Ducks! Ducks! Ohmygoggles, they're so cute. *huggles cover* This illustrator has captured the quirky atmosphere of the hotel, with the detailing of the old-fashioned elevator and the ducks. The ducks! Did I mention the ducks yet?

The book:

These kind of omniscient-POV, anazingly, crazily imaginative middle-grade fantasies (and they're always MG. Always. Don't even try to argue) rock my world. The Pinball Room, for example: the floor is slanted, the flippers are couches and the balls are as big as bowling balls. Then there's the Cake Room, which always needs A/C or else there'll be a "frosting disaster". So. Awesome.

The omniscient point of view is extremely helpful in developing the protagonist and supporting characters. Leo, a curious, adventurous and sometimes easily frustrated boy, is a real, flawed boy; Remi, the bell boy, sparkles with his enthusiasm and over-eagerness, and the way the two boys learn from each other is so endearing. The rest of the Whippet staff and even the rich guests grow on the reader just as easily, save for Ms. Sparks, perhaps. Her shades of evil are painted a little too dark -- a caricature of a villain.

Floors doesn't lack for touching moments, though the first comes a little too early to make a real impact.
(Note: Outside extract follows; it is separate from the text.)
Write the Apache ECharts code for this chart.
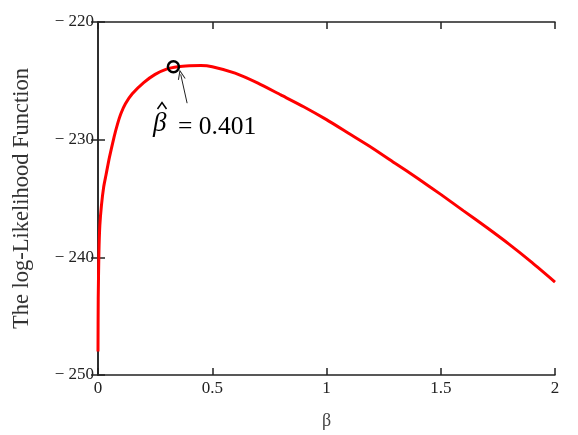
<!DOCTYPE html>
<html><head><meta charset="utf-8">
<script src="https://cdn.jsdelivr.net/npm/echarts@6/dist/echarts.min.js"></script>
<style>html,body{margin:0;padding:0;background:#fff}#c{width:578px;height:435px}</style>
</head><body><div id="c"></div>
<script>
const betaValues = [0, 0.001, 0.004, 0.008, 0.015, 0.025, 0.035, 0.05, 0.07, 0.085, 0.1, 0.12, 0.15, 0.2, 0.25, 0.3, 0.35, 0.4, 0.45, 0.5, 0.6, 0.7, 0.8, 0.9, 1.0, 1.1, 1.2, 1.3, 1.4, 1.5, 1.6, 1.7, 1.8, 1.9, 2.0];
const logLik = [-248, -243.5, -239.6, -237.3, -235.6, -234.0, -233.0, -231.5, -229.8, -228.7, -227.8, -226.95, -226.1, -225.15, -224.45, -224.0, -223.8, -223.72, -223.70, -223.8, -224.35, -225.2, -226.2, -227.2, -228.3, -229.5, -230.7, -232.0, -233.3, -234.65, -236.05, -237.45, -238.9, -240.45, -242.1];
const xTicks = [0, 0.5, 1, 1.5, 2];
const yTicks = [-250, -240, -230, -220];
const mlePoint = [0.33, -223.8];
const arrowTip = [0.362, -224.45];
const arrowTail = [0.39, -226.9];
const annotationText = '= 0.401';

const serif = 'Liberation Serif';
const chart = echarts.init(document.getElementById('c'), null, {renderer: 'canvas'});
const axisLineStyle = {color: '#222', width: 1.5};
const tickStyle = {show: true, inside: true, length: 7, lineStyle: {color: '#222', width: 1.5}};
const fmtY = v => (v < 0 ? '\u2212 ' + Math.abs(v) : String(v));
chart.setOption({
  animation: false,
  backgroundColor: '#fff',
  grid: {left: 98, right: 23, top: 22, bottom: 59},
  xAxis: [{
    type: 'value', min: xTicks[0], max: xTicks[xTicks.length - 1], interval: 0.5,
    axisLine: {show: true, lineStyle: axisLineStyle},
    axisTick: tickStyle, splitLine: {show: false},
    axisLabel: {color: '#222', fontFamily: serif, fontSize: 17, margin: 5, formatter: v => String(v)},
    name: 'β', nameLocation: 'middle', nameGap: 37,
    nameTextStyle: {color: '#444', fontFamily: serif, fontSize: 18}
  }, {
    type: 'value', position: 'top', min: xTicks[0], max: xTicks[xTicks.length - 1], interval: 0.5,
    axisLine: {show: true, lineStyle: axisLineStyle},
    axisTick: tickStyle, axisLabel: {show: false}, splitLine: {show: false}
  }],
  yAxis: [{
    type: 'value', min: yTicks[0], max: yTicks[yTicks.length - 1], interval: 10,
    axisLine: {show: true, lineStyle: axisLineStyle},
    axisTick: tickStyle, splitLine: {show: false},
    axisLabel: {color: '#222', fontFamily: serif, fontSize: 17, margin: 4, formatter: fmtY},
    name: 'The log-Likelihood Function', nameLocation: 'middle', nameGap: 64, nameRotate: 90,
    nameTextStyle: {color: '#333', fontFamily: serif, fontSize: 22.5}
  }, {
    type: 'value', position: 'right', min: yTicks[0], max: yTicks[yTicks.length - 1], interval: 10,
    axisLine: {show: true, lineStyle: axisLineStyle},
    axisTick: tickStyle, axisLabel: {show: false}, splitLine: {show: false}
  }],
  series: [{
    type: 'line', xAxisIndex: 0, yAxisIndex: 0,
    data: betaValues.map((b, i) => [b, logLik[i]]),
    showSymbol: false, smooth: 0.2,
    lineStyle: {color: '#ff0000', width: 3},
    z: 3,
    markLine: {
      silent: true,
      symbol: ['path://M0,10 L5,0 L10,10 L8.6,10 L5,2.6 L1.4,10 Z', 'none'],
      symbolSize: [8, 10],
      itemStyle: {color: '#222'},
      lineStyle: {color: '#222', width: 1, type: 'solid'},
      label: {show: false},
      data: [[{coord: arrowTip}, {coord: arrowTail}]]
    },
    markPoint: {
      silent: true, symbol: 'circle', symbolSize: 11,
      itemStyle: {color: 'rgba(255,255,255,0)', borderColor: '#000', borderWidth: 2.5},
      label: {show: false},
      data: [{coord: mlePoint}]
    }
  }],
  graphic: [{
    type: 'text', left: 153, top: 110, z: 10,
    style: {text: 'β', fontFamily: serif, fontStyle: 'italic', fontSize: 27, fill: '#000'}
  }, {
    type: 'polyline', z: 10,
    shape: {points: [[157.5, 109], [162, 102.5], [166.5, 109]]},
    style: {stroke: '#000', lineWidth: 1.5, fill: null}
  }, {
    type: 'text', left: 178, top: 114, z: 10,
    style: {text: annotationText, fontFamily: serif, fontSize: 25.5, fill: '#000'}
  }]
});
</script></body></html>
The imagination infused in the world-building -- because the Whippet Hotel really is a world of its own -- is practically genius. Seriously, it's like Charlie & the Chocolate Factory meets Hotel for Dogs (only for ducks!).

And the epic reveal at the end, of identities and true homes and families, is exactly in keeping with the rest of the novel -- fabulous, touching and immensely satisfying all at the same time.